Blige’s music chronicles her history of relationship abuse and heartbreak. Many say she wears that unhappiness on her sleeve in her music. After all the Mr. Wrongs, for the past five years she’s been free of drama and living in marital bliss with producer Kendu Isaacs and his two children.
In concert, you know when she’s about to remember the bad old days because she leads off the between song patter with “Ladies” to get the girls’ attention. Blige’s songs of contentment are in the set, but the powerful heartbreakers like “No More Drama” and “Not Gonna Cry” are the showstoppers.
Jay-Z knows Blige is a hard act to follow. He does so with the minimalist rap-rock of “99 Problems” and a few numbers from his recent “American Gangster” record. One of the best of those new raps is the party song “Roc Boys.”
If the Garden gig follows the footsteps of previous concerts, Blige will join Jay-Z for “Song Cry” and again during the encore “Heart of the City (Ain’t No Love).”
While Jay-Z is also happily married (his nuptials to Beyoncé earlier this month were confirmed with a hearty on-stage congratulations from Blige), during his set he makes no mention of marriage and instead gets serious about politics.

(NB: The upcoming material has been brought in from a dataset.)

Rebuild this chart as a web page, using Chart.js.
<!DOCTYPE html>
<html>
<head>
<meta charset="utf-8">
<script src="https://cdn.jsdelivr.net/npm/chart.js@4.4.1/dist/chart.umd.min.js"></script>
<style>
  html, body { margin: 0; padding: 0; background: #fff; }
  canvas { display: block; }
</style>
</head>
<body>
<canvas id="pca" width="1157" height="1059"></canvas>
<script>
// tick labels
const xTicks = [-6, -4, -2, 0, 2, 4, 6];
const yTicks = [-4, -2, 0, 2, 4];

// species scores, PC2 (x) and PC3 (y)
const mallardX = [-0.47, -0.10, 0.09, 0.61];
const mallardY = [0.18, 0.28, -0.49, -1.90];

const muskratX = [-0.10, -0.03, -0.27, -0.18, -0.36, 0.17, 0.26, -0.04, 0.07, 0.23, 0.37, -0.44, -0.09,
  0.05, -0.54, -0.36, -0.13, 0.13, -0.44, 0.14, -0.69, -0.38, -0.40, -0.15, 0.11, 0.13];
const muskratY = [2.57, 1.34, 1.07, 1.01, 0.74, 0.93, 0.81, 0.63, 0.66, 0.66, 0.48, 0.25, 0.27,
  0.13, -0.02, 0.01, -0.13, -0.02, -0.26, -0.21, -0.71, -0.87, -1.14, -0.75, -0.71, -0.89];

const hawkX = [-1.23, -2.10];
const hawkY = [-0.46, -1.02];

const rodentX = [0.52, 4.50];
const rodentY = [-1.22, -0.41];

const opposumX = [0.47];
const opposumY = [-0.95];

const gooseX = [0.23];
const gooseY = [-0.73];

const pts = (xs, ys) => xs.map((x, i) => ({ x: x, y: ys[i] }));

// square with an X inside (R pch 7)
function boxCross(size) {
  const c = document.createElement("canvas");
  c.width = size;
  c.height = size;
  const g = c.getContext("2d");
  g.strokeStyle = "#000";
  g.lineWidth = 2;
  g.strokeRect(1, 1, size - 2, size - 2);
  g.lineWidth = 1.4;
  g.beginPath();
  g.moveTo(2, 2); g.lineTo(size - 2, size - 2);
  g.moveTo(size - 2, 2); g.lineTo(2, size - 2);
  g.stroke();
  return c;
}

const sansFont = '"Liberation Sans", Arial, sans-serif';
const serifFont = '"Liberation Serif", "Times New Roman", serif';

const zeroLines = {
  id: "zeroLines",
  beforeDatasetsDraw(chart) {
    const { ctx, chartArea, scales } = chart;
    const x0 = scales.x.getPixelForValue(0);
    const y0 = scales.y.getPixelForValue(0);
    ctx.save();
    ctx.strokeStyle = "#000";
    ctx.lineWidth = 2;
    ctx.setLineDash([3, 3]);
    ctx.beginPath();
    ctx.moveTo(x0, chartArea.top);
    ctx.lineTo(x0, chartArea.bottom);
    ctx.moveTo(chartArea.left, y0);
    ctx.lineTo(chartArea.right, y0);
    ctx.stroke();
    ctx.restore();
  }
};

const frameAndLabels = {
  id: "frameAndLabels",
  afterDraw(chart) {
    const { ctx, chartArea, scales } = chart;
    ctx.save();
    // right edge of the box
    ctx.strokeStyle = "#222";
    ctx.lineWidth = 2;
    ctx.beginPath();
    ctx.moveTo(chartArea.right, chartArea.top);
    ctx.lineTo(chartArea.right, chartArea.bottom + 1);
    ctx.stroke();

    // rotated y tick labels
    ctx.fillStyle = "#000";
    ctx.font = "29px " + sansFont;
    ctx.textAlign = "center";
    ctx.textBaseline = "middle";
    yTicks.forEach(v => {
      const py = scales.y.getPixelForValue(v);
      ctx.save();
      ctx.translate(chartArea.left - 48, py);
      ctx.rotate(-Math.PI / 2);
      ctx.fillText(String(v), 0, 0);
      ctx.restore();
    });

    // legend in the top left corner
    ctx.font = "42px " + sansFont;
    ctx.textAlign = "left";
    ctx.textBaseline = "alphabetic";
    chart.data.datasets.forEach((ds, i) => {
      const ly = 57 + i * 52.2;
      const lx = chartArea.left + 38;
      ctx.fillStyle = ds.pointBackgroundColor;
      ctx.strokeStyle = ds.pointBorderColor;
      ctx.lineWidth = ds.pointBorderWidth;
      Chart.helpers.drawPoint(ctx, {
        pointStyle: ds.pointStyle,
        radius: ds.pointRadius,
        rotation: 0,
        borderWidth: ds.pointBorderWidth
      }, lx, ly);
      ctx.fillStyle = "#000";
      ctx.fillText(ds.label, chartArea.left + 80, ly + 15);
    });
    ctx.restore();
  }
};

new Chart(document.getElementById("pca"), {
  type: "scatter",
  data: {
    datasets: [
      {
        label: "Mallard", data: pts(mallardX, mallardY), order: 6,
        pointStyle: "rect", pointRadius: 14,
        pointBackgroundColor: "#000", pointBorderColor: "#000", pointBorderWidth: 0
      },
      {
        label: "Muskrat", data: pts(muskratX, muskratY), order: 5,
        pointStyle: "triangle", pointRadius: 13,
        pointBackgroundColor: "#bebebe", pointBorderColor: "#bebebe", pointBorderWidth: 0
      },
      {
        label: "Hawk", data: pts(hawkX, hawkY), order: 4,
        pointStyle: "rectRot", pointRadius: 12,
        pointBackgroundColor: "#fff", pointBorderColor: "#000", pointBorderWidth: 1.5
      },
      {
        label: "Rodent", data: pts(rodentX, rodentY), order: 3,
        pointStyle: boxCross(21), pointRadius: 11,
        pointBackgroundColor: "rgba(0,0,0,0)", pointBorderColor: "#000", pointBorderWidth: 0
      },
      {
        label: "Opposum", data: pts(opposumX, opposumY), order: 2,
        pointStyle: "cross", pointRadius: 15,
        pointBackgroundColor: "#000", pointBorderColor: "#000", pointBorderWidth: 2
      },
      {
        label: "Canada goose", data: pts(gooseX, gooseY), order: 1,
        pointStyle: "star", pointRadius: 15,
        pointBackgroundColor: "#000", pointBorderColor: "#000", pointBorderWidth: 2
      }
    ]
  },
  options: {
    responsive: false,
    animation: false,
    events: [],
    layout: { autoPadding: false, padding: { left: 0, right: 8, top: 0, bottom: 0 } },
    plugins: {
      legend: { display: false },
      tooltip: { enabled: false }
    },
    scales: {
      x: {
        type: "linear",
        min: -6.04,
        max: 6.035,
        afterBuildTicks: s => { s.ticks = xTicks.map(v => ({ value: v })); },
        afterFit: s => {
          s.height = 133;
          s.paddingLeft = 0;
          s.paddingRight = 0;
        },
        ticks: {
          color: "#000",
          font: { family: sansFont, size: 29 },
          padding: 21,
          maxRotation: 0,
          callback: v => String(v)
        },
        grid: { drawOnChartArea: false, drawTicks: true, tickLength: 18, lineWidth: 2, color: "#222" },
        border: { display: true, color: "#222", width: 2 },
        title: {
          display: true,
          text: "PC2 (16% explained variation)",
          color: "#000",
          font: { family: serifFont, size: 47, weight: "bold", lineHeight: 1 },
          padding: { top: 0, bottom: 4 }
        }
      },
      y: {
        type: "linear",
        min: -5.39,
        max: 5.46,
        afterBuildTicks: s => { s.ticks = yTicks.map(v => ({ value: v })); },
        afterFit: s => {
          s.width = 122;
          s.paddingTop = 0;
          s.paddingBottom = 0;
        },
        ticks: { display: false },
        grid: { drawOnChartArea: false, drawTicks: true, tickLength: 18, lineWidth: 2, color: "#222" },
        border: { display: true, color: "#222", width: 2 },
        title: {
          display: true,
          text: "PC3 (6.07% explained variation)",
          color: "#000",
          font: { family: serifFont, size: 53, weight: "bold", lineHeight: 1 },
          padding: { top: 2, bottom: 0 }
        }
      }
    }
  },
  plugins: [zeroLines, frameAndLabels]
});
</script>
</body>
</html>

At recent West Coast concert, he projected the image of President Bush on the screen while he rapped about the horrors the people of the Gulf Coast have suffered since Hurricane Katrina. While he’s raised this dark chapter in recent American history before, at these shows Jay-Z has added the need for new government management by flashing a photo of Barack Obama on the screen as he gives the senator the hip-hop endorsement for his presidential candidacy.
While Obama might take Clinton flak for getting an old gangster’s endorsement, he’ll have to remind the Clintons that Jay-Z isn’t a thug, he’s the king of rap.
The Heart of the City tour featuring Jay-Z and Mary J. Blige plays Madison Square Garden Friday, May 6 and 7. All three shows are sold out.
‘Heart of the city’: guide to the Set List
* Opening Number: “Can’t Knock the Hustle” Mary and Jay tag-team the 1995 duet that helped launch his career.
* Mary’s Turn: She’s on her own for an hour-long set that includes classic tunes such as “You’re All I Need” and “I’m Going Down.”
* Jay’s Back – for just a second. He tosses a few fresh rhymes into “Real Love.”
* Her Big Finish: Mary knocks ’em dead with the heartwrenching “No More Drama” and “Not Gonna Cry.”
*Hova Takes Over: With a massive orchestra behind him, Jay-Z rocks hits from “American Gangster,” including “Roc Boys.” He moves on to smashes like “99 Problems” and “Dirt Off Your Shoulder.”
* Jay’s Guests: Depending on who’s hanging backstage -and at the Garden, there’ll be plenty of folk in the wings – Jay calls on Kanye West, Memphis Bleek, Young Jeezy or Timbaland to help him out on “Can’t Tell Me Nothing” and “Good Life.”
* Mary J. and Jay – one more time: After “Song Cry,” the two come back for a final encore performance of “Heart of the City (Ain’t No Love,” complete with flashypyrotechnics.